Musk | A Whiff of Genius

Wouldn't that be a great strapline for a new aftershave (or cologne if you're that way inclined)? (Hey Elon, I know we're Twitter buddies and all that, but don't steal my idea).



So here's the thing, for a long time, I viewed Elon Musk as someone that was posing as a lentalist (a lentil eating mentalist) ... wanting to save the planet by trying to prove that his all-electric car was better than a big thumping V8, bringing the motor industry to their knees, all the while being a billionaire ... those two facts didn't really marry up in my brain.


We should also think that the Tesla Roadster was a slower, less practical (if there could be such a thing), heavier Lotus Elise. The thinking behind it was great, but the technology wasn't there, and as for the price ... surely this Tesla bloke was just playing with his trainset?


This was just going to be another failed 'next big thing'.


We've seen it many times before - a multi-billionaire with a passion for cars, setting up a new car factory, and claiming that it will outperform/outlast/outstyle anything previously available. Ever.


That's great when it goes well, but it's an easy way to start losing money ... I'm paraphrasing, but there's an old joke that goes along the lines of "How do you become a millionaire in the automotive industry?"


"Start with £10 million" (B'doom tish. Thank you. I'm here all week)


The Marketing Genius

I guess if you're like me, you probably underestimated the marketing genius of Musk ... I mean ... who else is going to send a car in to space and claim the 'fastest car in the universe' tag?



Project Starman

Tell me that's not marketing genius.


As much as you have to admire Musk's marketing creations, you should admire his sense of humour also ... BFR anyone? Officially, BFR stands for Big Falcon Rocket, but you know ... instinct tells you exactly how that name came about ... "Yeah, let's create a massive rocket, something big, really big ... a big f***ing rocket" and the great thing is, Musk embraces that sort of thing and it makes him human ... not some evil genius plotting to take over the world (or at least the car industry).


The Passion to Do Good

I've gone from a complete skeptic in to a fan. When everything went the way of the pear in Thailand, Musk was one of the first to offer help. Yep, his solution didn't get used in the end, no, his mini evil-genius submarine contraption wasn't perhaps as practical as it could have been, but he was there doing what he could, and offering solutions rather than just offering to pick up the tab.

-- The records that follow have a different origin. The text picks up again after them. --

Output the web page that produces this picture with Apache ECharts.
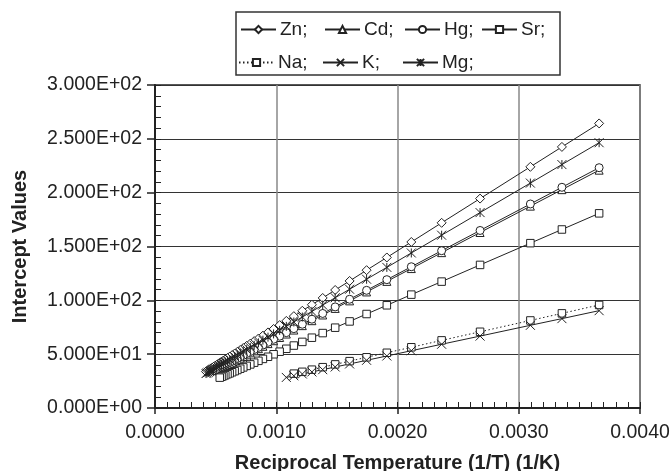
<!DOCTYPE html>
<html>
<head>
<meta charset="utf-8">
<script src="https://cdn.jsdelivr.net/npm/echarts@6/dist/echarts.min.js"></script>
<style>
  html, body { margin: 0; padding: 0; background: #fff; }
  #chart { width: 671px; height: 471px; }
</style>
</head>
<body>
<div id="chart"></div>
<script>
// Reciprocal temperatures (1/K), from 273 K upward in 25-50 K steps
const recipT = [
  0.003663, 0.003356, 0.003096, 0.002681, 0.002364, 0.002114, 0.001912, 0.001745,
  0.001605, 0.001486, 0.001383, 0.001294, 0.001215, 0.001145, 0.001083, 0.001028,
  0.000978, 0.000932, 0.000890, 0.000853, 0.000818, 0.000786, 0.000756, 0.000728,
  0.000703, 0.000679, 0.000657, 0.000636, 0.000616, 0.000598, 0.000580, 0.000564,
  0.000549, 0.000534, 0.000520, 0.000507, 0.000494, 0.000482, 0.000471, 0.000460,
  0.000450, 0.000440, 0.000430, 0.000421
];

// Intercept values, one entry per reciprocal temperature (starting at 273 K)
const zn = [
  264.3, 242.5, 224.0, 194.5, 172.0, 154.2, 139.8, 128.0, 118.0, 109.6, 102.2, 95.9,
  90.3, 85.3, 80.9, 77.0, 73.4, 70.2, 67.2, 64.5, 62.1, 59.8, 57.7, 55.7, 53.9, 52.2,
  50.6, 49.1, 47.7, 46.4, 45.1, 44.0, 42.9, 41.9, 40.9, 39.9, 39.0, 38.2, 37.4, 36.6,
  35.9, 35.2, 34.5, 33.8
];
const cd = [
  220.9, 202.8, 187.5, 163.0, 144.3, 129.5, 117.6, 107.8, 99.5, 92.5, 86.4, 81.1,
  76.5, 72.4, 68.7, 65.5, 62.5, 59.8, 57.3, 55.1, 53.1, 51.2, 49.4, 47.8, 46.3, 44.9,
  43.6, 42.3, 41.1, 40.1, 39.0, 38.1, 37.2, 36.3, 35.5, 34.7
];
const hg = [
  223.2, 205.0, 189.5, 164.9, 146.1, 131.2, 119.2, 109.3, 101.0, 93.9, 87.8, 82.5,
  77.8, 73.7, 70.0, 66.7, 63.8, 61.0, 58.5, 56.3, 54.3, 52.4, 50.6, 48.9, 47.4, 46.0,
  44.7, 43.5, 42.3, 41.2, 40.1, 39.2, 38.3, 37.4, 36.6, 35.8
];
const sr = [
  180.8, 165.8, 153.1, 132.9, 117.4, 105.3, 95.4, 87.3, 80.4, 74.6, 69.6, 65.3,
  61.4, 58.0, 55.0, 52.3, 49.9, 47.6, 45.6, 43.8, 42.1, 40.5, 39.1, 37.7, 36.5, 35.3,
  34.2, 33.2, 32.2, 31.4, 30.5, 29.7, 29.0, 28.2
];
const na = [
  95.7, 87.9, 81.3, 70.8, 62.8, 56.4, 51.3, 47.1, 43.5, 40.5, 37.9, 35.6, 33.6, 31.9
];
const k = [
  90.4, 83.0, 76.8, 66.8, 59.2, 53.2, 48.3, 44.3, 40.9, 38.1, 35.6, 33.5, 31.6, 29.9, 28.4
];
const mg = [
  246.4, 226.1, 208.9, 181.5, 160.5, 144.0, 130.6, 119.6, 110.3, 102.4, 95.6, 89.7,
  84.5, 79.9, 75.8, 72.1, 68.8, 65.8, 63.0, 60.5, 58.2, 56.1, 54.1, 52.3, 50.6, 49.0,
  47.6, 46.2, 44.9, 43.7, 42.5, 41.4, 40.4, 39.4, 38.5, 37.6, 36.8, 36.0, 35.3, 34.5,
  33.9, 33.2, 32.6, 32.0
];

const seriesNames = ['Zn', 'Cd', 'Hg', 'Sr', 'Na', 'K', 'Mg'];
const xTicks = ['0.0000', '0.0010', '0.0020', '0.0030', '0.0040'];

const INK = '#222';
const FONT = '"Liberation Sans", Arial, sans-serif';

const symbols = {
  Zn: { symbol: 'path://M5 0L10 5L5 10L0 5Z', size: 9 },
  Cd: { symbol: 'triangle', size: 8 },
  Hg: { symbol: 'circle', size: 8 },
  Sr: { symbol: 'rect', size: 7.5 },
  Na: { symbol: 'rect', size: 7.5 },
  K:  { symbol: 'path://M0 0L10 10M10 0L0 10', size: 9 },
  Mg: { symbol: 'path://M0 0L10 10M10 0L0 10M5 0L5 10', size: 9 }
};
const values = { Zn: zn, Cd: cd, Hg: hg, Sr: sr, Na: na, K: k, Mg: mg };

function pairs(vals) {
  return vals.map((v, i) => [recipT[i], v]);
}

function sci(v) {
  if (v === 0) return '0.000E+00';
  const e = Math.floor(Math.log10(v) + 1e-9);
  const m = v / Math.pow(10, e);
  return m.toFixed(3) + 'E+' + String(e).padStart(2, '0');
}

const series = seriesNames.map(name => ({
  name: name,
  type: 'line',
  xAxisIndex: 0,
  yAxisIndex: 0,
  data: pairs(values[name]),
  symbol: symbols[name].symbol,
  symbolSize: symbols[name].size,
  showAllSymbol: true,
  animation: false,
  lineStyle: { color: INK, width: 1, type: name === 'Na' ? [1.5, 2.5] : 'solid' },
  itemStyle: { color: '#fff', borderColor: INK, borderWidth: 1 },
  emphasis: { disabled: true }
}));

// Legend entries placed individually, two rows inside a framed box
const legendPos = {
  Zn: [240, 20], Cd: [324, 20], Hg: [404, 20], Sr: [481, 20],
  Na: [238, 53], K: [322, 53], Mg: [402, 53]
};
const legends = seriesNames.map(name => ({
  data: [name],
  left: legendPos[name][0],
  top: legendPos[name][1],
  padding: 0,
  itemWidth: 35,
  itemHeight: 9,
  itemGap: 4,
  selectedMode: false,
  formatter: n => n + ';',
  textStyle: { fontFamily: FONT, fontSize: 19, color: INK, padding: [0, 0, 0, -1] }
}));

const chart = echarts.init(document.getElementById('chart'), null, { renderer: 'canvas' });
chart.setOption({
  animation: false,
  backgroundColor: '#fff',
  legend: legends,
  graphic: [{
    type: 'rect',
    shape: { x: 236, y: 12, width: 324, height: 63 },
    style: { fill: 'none', stroke: '#333', lineWidth: 1.5 },
    silent: true
  }],
  grid: {
    left: 155, right: 31, top: 85, bottom: 63,
    containLabel: false, outerBoundsMode: 'none',
    show: true, borderColor: INK, borderWidth: 1.5, backgroundColor: 'transparent'
  },
  xAxis: [{
    type: 'value', min: 0, max: 0.004, interval: 0.001,
    name: 'Reciprocal Temperature (1/T) (1/K)',
    nameLocation: 'middle', nameGap: 45,
    nameTextStyle: { fontFamily: FONT, fontSize: 20, fontWeight: 'bold', color: INK },
    axisLine: { onZero: false, lineStyle: { color: INK, width: 2 } },
    axisTick: { show: true, length: 6, lineStyle: { color: INK, width: 1.5 } },
    axisLabel: {
      fontFamily: FONT, fontSize: 19.5, color: INK, margin: 15,
      formatter: v => xTicks[Math.round(v / 0.001)]
    },
    splitLine: { show: true, lineStyle: { color: '#888', width: 1.5 } }
  }, {
    type: 'value', min: 0, max: 0.004, interval: 0.0001, position: 'bottom',
    axisLine: { show: false, onZero: false },
    axisTick: { show: true, inside: true, length: 6, lineStyle: { color: INK, width: 1 } },
    axisLabel: { show: false },
    splitLine: { show: false }
  }],
  yAxis: [{
    type: 'value', min: 0, max: 300, interval: 50,
    name: 'Intercept Values',
    nameLocation: 'middle', nameGap: 125,
    nameTextStyle: { fontFamily: FONT, fontSize: 20, fontWeight: 'bold', color: INK },
    axisLine: { onZero: false, lineStyle: { color: INK, width: 2 } },
    axisTick: { show: true, length: 8, lineStyle: { color: INK, width: 1.5 } },
    axisLabel: { fontFamily: FONT, fontSize: 19.5, color: INK, margin: 13, formatter: sci },
    splitLine: { show: true, lineStyle: { color: '#333', width: 1 } }
  }, {
    type: 'value', min: 0, max: 300, interval: 10, position: 'left',
    axisLine: { show: false, onZero: false },
    axisTick: { show: true, inside: true, length: 6, lineStyle: { color: INK, width: 1 } },
    axisLabel: { show: false },
    splitLine: { show: false }
  }],
  series: series
});
</script>
</body>
</html>
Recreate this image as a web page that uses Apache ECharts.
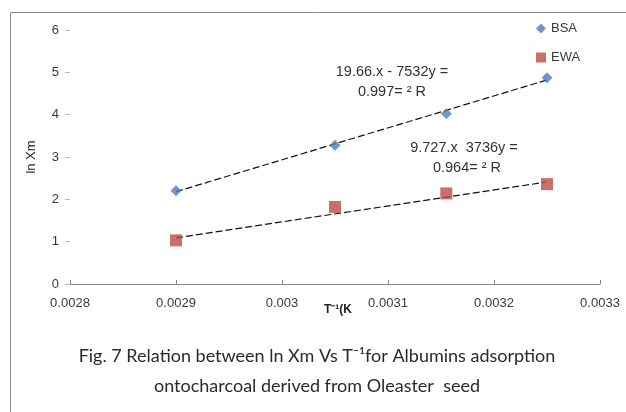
<!DOCTYPE html>
<html>
<head>
<meta charset="utf-8">
<script src="https://cdn.jsdelivr.net/npm/echarts@6/dist/echarts.min.js"></script>
<style>
  html, body { margin: 0; padding: 0; background: #fff; }
  #main { width: 626px; height: 412px; }
</style>
</head>
<body>
<div id="main"></div>
<script>
// values
var invT = [0.0029, 0.00305, 0.003155, 0.00325];
var bsaLnXm = [2.2, 3.28, 4.02, 4.87];
var ewaLnXm = [1.03, 1.82, 2.14, 2.36];

// fitted trend lines, endpoints
var trendX = [0.0029, 0.00325];
var bsaTrend = [2.18, 4.82];
var ewaTrend = [1.09, 2.41];

var xTicks = [0.0028, 0.0029, 0.003, 0.0031, 0.0032, 0.0033];

var bsaEq = ['19.66.x - 7532y =', '0.997= \u00b2 R'];
var ewaEq = ['9.727.x  3736y =', '0.964= \u00b2 R'];
var caption = ['Fig. 7 Relation between ln Xm Vs T\u207b\u00b9for Albumins adsorption',
               'ontocharcoal derived from Oleaster  seed'];

function pairs(xs, ys) {
    var out = [];
    for (var i = 0; i < xs.length; i++) {
        out.push([xs[i], ys[i]]);
    }
    return out;
}

var chartDom = document.getElementById('main');
var myChart = echarts.init(chartDom, null, { renderer: 'canvas' });

var textColor = '#3a3a3a';
var eqFont = '14.5px "Liberation Sans", Arial';
var capFont = '18px Lato, "Open Sans", sans-serif';
var option = {
    animation: false,
    textStyle: { fontFamily: 'Liberation Sans, Arial, sans-serif' },
    grid: { left: 70, right: 26, top: 30, bottom: 128 },
    legend: {
        orient: 'vertical',
        left: 531,
        top: 17,
        itemWidth: 10,
        itemHeight: 10,
        itemGap: 16,
        textStyle: { fontSize: 13, color: textColor },
        data: [
            { name: 'BSA', icon: 'diamond' },
            { name: 'EWA', icon: 'rect' }
        ]
    },
    xAxis: {
        type: 'value',
        min: xTicks[0],
        max: xTicks[xTicks.length - 1],
        interval: 0.0001,
        name: 'T\u207b\u00b9(K',
        nameLocation: 'middle',
        nameGap: 20,
        nameMoveOverlap: false,
        nameTextStyle: { fontSize: 12, fontWeight: 'bold', color: '#222', padding: [0, 0, 0, 6] },
        axisLine: { lineStyle: { color: '#888', width: 1 } },
        axisTick: { inside: true, length: 4, lineStyle: { color: '#888' } },
        splitLine: { show: false },
        axisLabel: {
            margin: 13,
            fontSize: 13,
            color: textColor,
            formatter: function (v) { return String(parseFloat(v.toFixed(4))); }
        }
    },
    yAxis: {
        type: 'value',
        min: 0,
        max: 6,
        interval: 1,
        name: 'ln Xm',
        nameLocation: 'middle',
        nameGap: 32,
        nameTextStyle: { fontSize: 13, color: '#222' },
        axisLine: { show: false },
        axisTick: { show: true, length: 5, lineStyle: { color: '#bbb' } },
        splitLine: { show: false },
        axisLabel: { margin: 11, fontSize: 13, color: textColor }
    },
    series: [
        {
            name: 'BSA',
            type: 'scatter',
            symbol: 'diamond',
            symbolSize: 11,
            itemStyle: { color: '#4a7ebb' },
            data: pairs(invT, bsaLnXm),
            z: 3
        },
        {
            name: 'EWA',
            type: 'scatter',
            symbol: 'rect',
            symbolSize: 12,
            itemStyle: { color: '#be4b48' },
            data: pairs(invT, ewaLnXm),
            z: 3
        },
        {
            name: 'BSA trend',
            type: 'line',
            symbol: 'none',
            silent: true,
            lineStyle: { color: '#111', width: 1.2, type: [7, 3] },
            data: pairs(trendX, bsaTrend),
            z: 2
        },
        {
            name: 'EWA trend',
            type: 'line',
            symbol: 'none',
            silent: true,
            lineStyle: { color: '#111', width: 1.2, type: [7, 3] },
            data: pairs(trendX, ewaTrend),
            z: 2
        }
    ],
    graphic: [
        // figure frame
        {
            type: 'rect',
            shape: { x: 10.5, y: 12.5, width: 700, height: 500 },
            style: { fill: 'none', stroke: '#8a8a8a', lineWidth: 1 },
            silent: true
        },
        {
            type: 'text', x: 392, y: 72,
            style: { text: bsaEq[0], fill: '#333', font: eqFont, align: 'center', verticalAlign: 'middle' }
        },
        {
            type: 'text', x: 392, y: 92,
            style: { text: bsaEq[1], fill: '#333', font: eqFont, align: 'center', verticalAlign: 'middle' }
        },
        {
            type: 'text', x: 464, y: 148,
            style: { text: ewaEq[0], fill: '#333', font: eqFont, align: 'center', verticalAlign: 'middle' }
        },
        {
            type: 'text', x: 467, y: 168,
            style: { text: ewaEq[1], fill: '#333', font: eqFont, align: 'center', verticalAlign: 'middle' }
        },
        {
            type: 'text', x: 317, y: 356,
            style: { text: caption[0], fill: '#2a2a2a', font: capFont, align: 'center', verticalAlign: 'middle' }
        },
        {
            type: 'text', x: 317, y: 386,
            style: { text: caption[1], fill: '#2a2a2a', font: capFont, align: 'center', verticalAlign: 'middle' }
        }
    ]
};

option && myChart.setOption(option);
</script>
</body>
</html>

OK, things may have gone a little wrong later on, with that tweet, but even the most placid of us get pissed when people knock our every effort to do something right for the good of others.


Putting everything aside, you'll always have detractors and fans (I'm sure there's a joke in there somewhere about agricultural show fans ... 'da tractor fans') but I feel that Musk has made more of a legacy than he yet realises.


That's a pretty bold statement, but here's why I think that:


As production of the latest Tesla model rocketed (BFP ... Big Falcon Production), there were issues regarding delivery and on-boarding of new owners - they just couldn't physically keep up with demand, but instead of rolling off the gas and telling people that they'd have to wait, the enlisted the help of other owners to do just that ... on-board new owners.


That in itself is quite staggering, not something that you'd see one of the more traditional companies do, but even going beyond that ... the very fact that hundreds, possibly thousands of owners were willing to do that tells you something ... that they believe in the spirit of Tesla, the 'greater good' and that their cars are just so awesome that they can't wait to give others the same sense of ... awesomeness.